Hi LeRay... adding a 30-amp outlet would certainly make your trailer even more usable by allowing everything to run (i.e. the air conditioner). But if you don't have any real need for any more power, then adding a 15/20-amp outlet would certainly work, too. Honestly, it would really be your call (and, possibly, budget).

Jeff Stark

Tuesday 1st of August 2023

I had a burnt connector (two actually) last week. How can you have two? Well, 4 years ago I decided to mount my expensive surge guard right in the bay with the power cord. I had the electrician cut the power cord for a new male and a new female in a way so that we can plug the surge connector inside the bay and outside of prying eyes, but when we don't need to worry just plug them right into each other.

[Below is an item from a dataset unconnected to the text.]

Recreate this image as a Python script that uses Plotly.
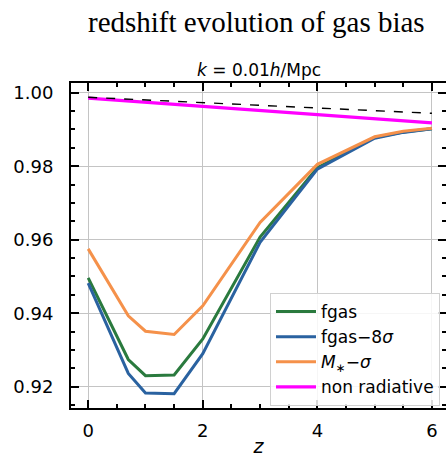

Why do I tell you all this? Because the new man who fixed it for me told me that one of them had been wired backwards hot/neutral the whole time. (Is that why they fried? Who knows, I mean, it lasted 4 years like that.) So if it was me, I'd suggest to your audience to mark which way the connectors are screwed in before cutting off the whole cord.

And also I'm writing to ask if what the new guy said is even possible. Could all the motorhome functions have worked just fine all that time with that problem?

TheRVgeeks

Tuesday 1st of August 2023

Oh wow, Jeff. Having the hot and neutral wires reversed certainly could have been the issue that caused both connectors to burn out... as the power was flowing the wrong way through the wiring. We'd have to guess that the mis-wiring was on the output of the surge protector (where the RV's wiring connected to the unit). Otherwise, the surge protector should have detected the mis-wiring and not allowed power to pass. Things would've worked... but as you've found out, may have contributed to the issues you've had.